═══ Supplied data
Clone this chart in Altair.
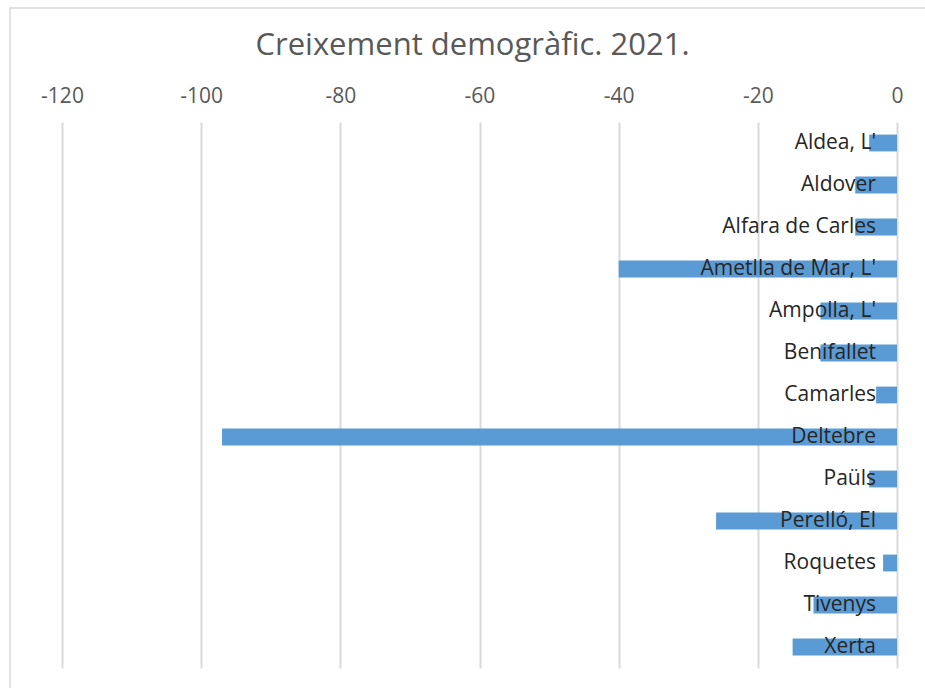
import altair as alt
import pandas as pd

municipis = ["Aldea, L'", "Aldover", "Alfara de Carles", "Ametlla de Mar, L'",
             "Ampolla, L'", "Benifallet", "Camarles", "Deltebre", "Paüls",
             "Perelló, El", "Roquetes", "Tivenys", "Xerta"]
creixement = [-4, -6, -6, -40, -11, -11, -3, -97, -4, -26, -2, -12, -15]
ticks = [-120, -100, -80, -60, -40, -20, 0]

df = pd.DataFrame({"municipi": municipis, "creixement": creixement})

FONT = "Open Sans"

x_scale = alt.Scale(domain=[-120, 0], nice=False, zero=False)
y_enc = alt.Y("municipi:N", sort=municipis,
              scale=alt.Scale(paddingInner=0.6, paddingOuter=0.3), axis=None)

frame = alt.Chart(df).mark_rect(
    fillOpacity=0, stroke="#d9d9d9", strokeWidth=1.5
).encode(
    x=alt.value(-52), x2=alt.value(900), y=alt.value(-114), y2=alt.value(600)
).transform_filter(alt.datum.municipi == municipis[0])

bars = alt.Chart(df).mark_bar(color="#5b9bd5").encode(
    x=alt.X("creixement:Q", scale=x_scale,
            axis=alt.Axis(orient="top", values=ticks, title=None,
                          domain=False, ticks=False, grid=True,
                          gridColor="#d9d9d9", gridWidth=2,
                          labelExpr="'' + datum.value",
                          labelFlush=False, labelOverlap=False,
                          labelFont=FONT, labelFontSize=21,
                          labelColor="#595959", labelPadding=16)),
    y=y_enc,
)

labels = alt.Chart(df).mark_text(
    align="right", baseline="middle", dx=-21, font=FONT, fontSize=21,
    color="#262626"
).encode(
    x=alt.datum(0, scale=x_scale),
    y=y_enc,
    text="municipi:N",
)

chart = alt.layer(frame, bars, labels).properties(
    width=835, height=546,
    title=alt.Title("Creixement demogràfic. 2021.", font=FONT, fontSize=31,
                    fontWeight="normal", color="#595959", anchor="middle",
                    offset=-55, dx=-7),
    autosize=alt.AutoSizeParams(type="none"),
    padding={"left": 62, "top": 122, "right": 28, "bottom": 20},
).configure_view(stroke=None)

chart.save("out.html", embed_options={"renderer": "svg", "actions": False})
══════
═══ Supplied data
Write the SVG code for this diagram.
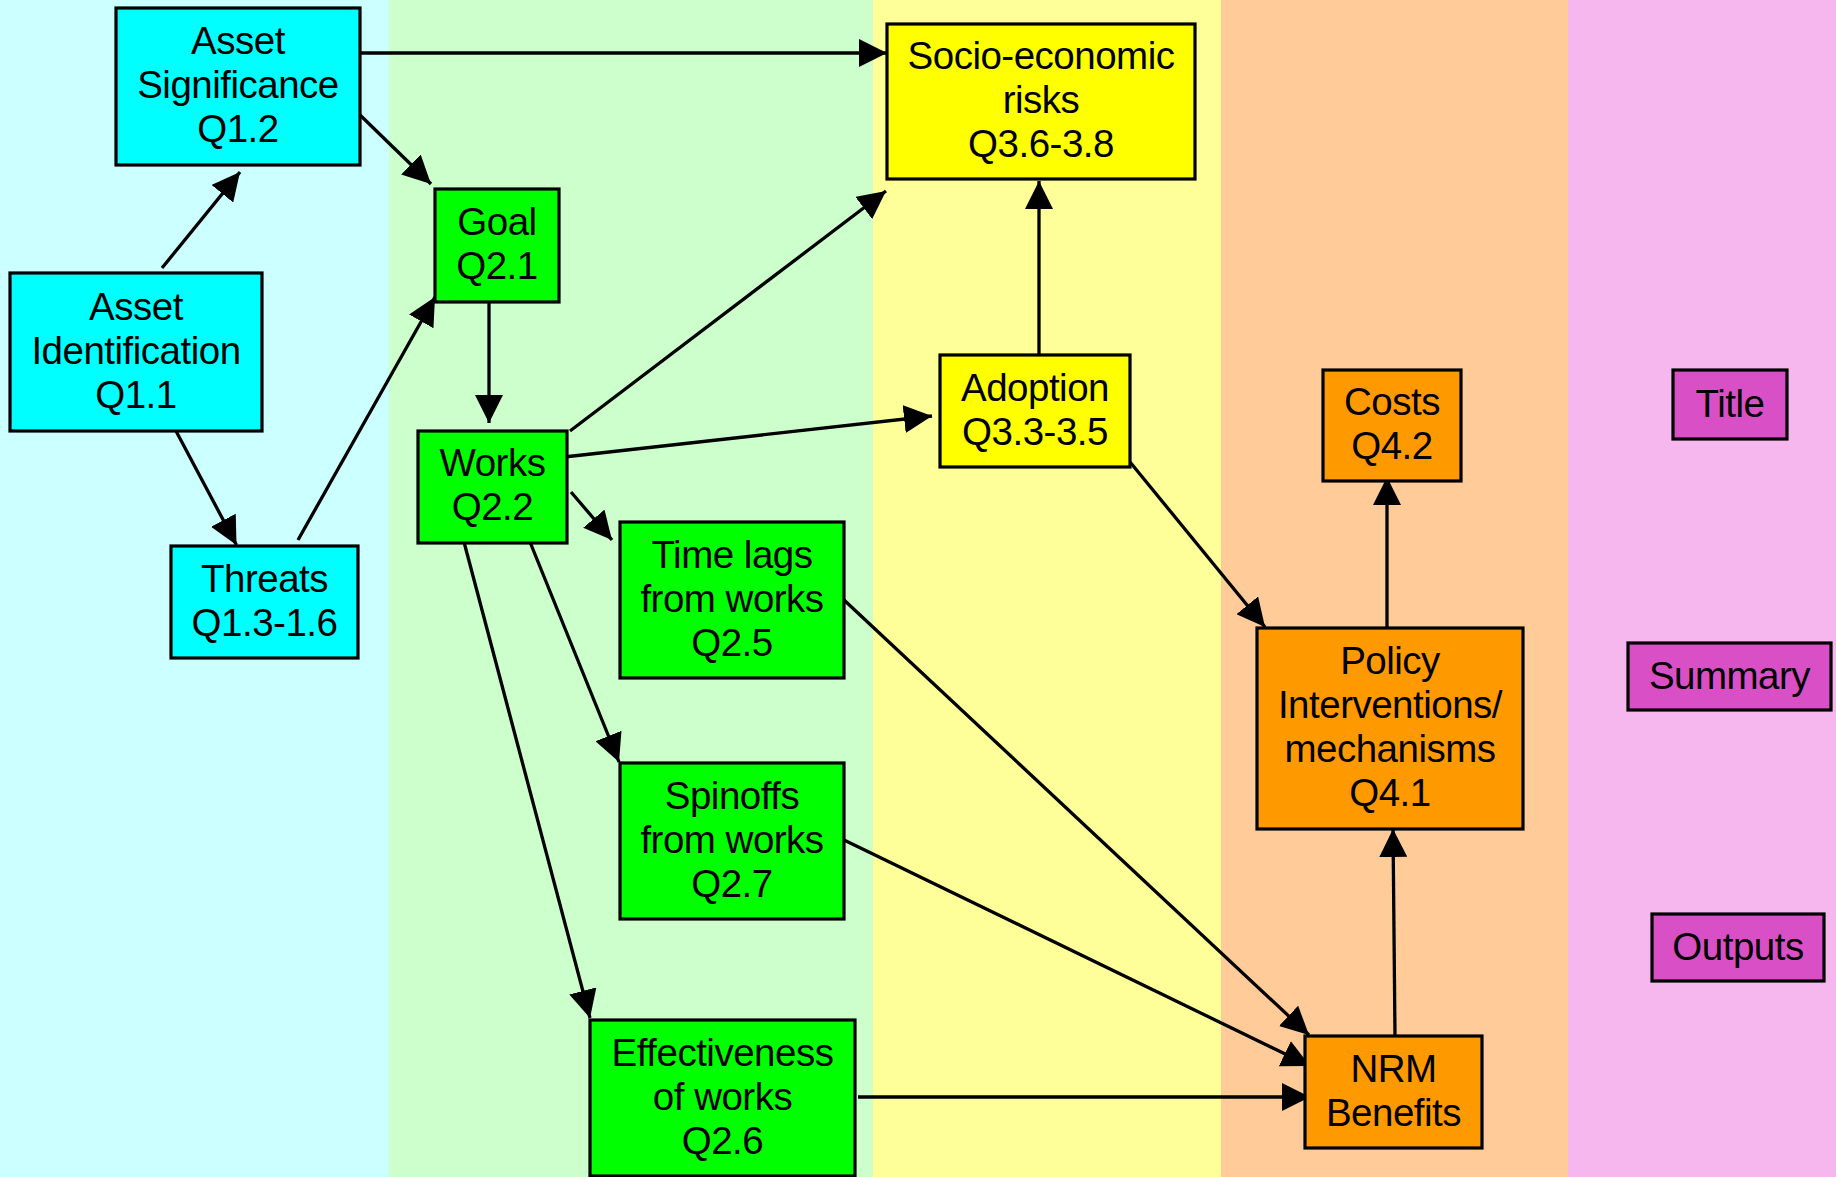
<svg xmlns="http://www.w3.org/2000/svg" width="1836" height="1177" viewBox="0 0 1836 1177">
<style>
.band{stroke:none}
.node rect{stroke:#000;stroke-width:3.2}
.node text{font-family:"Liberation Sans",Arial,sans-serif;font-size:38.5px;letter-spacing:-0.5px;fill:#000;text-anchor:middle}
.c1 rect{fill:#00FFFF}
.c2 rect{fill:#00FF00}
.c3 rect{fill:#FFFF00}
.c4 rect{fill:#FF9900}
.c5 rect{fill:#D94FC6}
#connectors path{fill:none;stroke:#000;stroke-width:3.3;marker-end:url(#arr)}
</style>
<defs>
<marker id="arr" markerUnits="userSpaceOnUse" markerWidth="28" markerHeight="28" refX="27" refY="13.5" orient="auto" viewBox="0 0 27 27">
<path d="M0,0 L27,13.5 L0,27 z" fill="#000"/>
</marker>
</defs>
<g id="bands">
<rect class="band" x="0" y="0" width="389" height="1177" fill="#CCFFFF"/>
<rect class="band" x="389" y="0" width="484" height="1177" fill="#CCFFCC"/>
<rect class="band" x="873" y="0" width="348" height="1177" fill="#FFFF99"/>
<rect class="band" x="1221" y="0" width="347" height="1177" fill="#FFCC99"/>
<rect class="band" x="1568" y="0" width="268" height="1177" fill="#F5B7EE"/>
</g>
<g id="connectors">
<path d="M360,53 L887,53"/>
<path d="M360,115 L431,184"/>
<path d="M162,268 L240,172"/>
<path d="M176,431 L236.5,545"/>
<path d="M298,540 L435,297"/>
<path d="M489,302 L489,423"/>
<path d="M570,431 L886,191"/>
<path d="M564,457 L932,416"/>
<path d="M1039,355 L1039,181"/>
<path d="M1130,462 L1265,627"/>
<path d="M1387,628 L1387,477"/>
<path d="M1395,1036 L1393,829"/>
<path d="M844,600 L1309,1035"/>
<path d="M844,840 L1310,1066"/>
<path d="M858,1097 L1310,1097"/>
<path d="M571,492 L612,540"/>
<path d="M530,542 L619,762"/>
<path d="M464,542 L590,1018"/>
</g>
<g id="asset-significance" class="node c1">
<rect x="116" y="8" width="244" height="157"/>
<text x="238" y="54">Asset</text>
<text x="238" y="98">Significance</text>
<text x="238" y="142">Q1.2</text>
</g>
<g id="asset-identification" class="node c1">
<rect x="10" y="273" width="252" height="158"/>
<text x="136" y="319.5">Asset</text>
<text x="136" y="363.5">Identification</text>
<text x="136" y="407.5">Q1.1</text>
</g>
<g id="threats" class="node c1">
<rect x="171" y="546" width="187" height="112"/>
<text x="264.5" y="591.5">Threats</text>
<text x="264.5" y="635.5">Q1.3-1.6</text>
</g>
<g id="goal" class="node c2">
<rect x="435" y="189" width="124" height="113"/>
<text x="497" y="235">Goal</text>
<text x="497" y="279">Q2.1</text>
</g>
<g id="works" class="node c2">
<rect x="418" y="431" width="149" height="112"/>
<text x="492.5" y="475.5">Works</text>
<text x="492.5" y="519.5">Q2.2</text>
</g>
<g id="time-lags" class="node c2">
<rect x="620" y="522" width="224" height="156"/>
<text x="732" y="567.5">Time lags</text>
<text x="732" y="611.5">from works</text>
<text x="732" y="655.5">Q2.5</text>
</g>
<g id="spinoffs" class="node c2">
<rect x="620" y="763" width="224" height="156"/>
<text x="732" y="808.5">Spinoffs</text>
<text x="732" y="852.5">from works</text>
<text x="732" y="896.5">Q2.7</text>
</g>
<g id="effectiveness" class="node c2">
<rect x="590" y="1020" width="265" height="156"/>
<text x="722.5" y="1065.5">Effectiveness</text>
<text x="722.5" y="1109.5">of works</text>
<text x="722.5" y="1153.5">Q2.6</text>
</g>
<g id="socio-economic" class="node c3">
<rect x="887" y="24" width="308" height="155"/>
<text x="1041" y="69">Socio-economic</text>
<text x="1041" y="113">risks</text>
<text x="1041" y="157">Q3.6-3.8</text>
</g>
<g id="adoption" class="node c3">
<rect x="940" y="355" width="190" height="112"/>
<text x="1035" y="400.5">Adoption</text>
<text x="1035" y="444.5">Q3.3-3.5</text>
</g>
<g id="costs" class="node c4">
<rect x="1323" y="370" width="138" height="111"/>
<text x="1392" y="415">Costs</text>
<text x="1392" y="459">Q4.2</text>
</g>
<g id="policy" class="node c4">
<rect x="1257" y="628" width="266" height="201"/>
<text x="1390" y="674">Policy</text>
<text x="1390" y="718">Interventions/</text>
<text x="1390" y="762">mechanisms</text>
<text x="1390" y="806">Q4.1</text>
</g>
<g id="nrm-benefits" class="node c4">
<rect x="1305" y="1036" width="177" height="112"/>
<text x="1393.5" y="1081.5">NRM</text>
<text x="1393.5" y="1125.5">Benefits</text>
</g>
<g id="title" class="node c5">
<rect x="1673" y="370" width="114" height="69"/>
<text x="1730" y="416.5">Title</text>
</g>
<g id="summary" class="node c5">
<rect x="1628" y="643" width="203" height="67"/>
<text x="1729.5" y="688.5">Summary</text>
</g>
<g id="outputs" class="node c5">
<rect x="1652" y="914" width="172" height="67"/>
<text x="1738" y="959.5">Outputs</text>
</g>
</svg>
══════
** Exercise **
Where a line holds "this", copy it out.

** Exercise response **
Clone this chart in Altair.
Write the SVG code for this diagram.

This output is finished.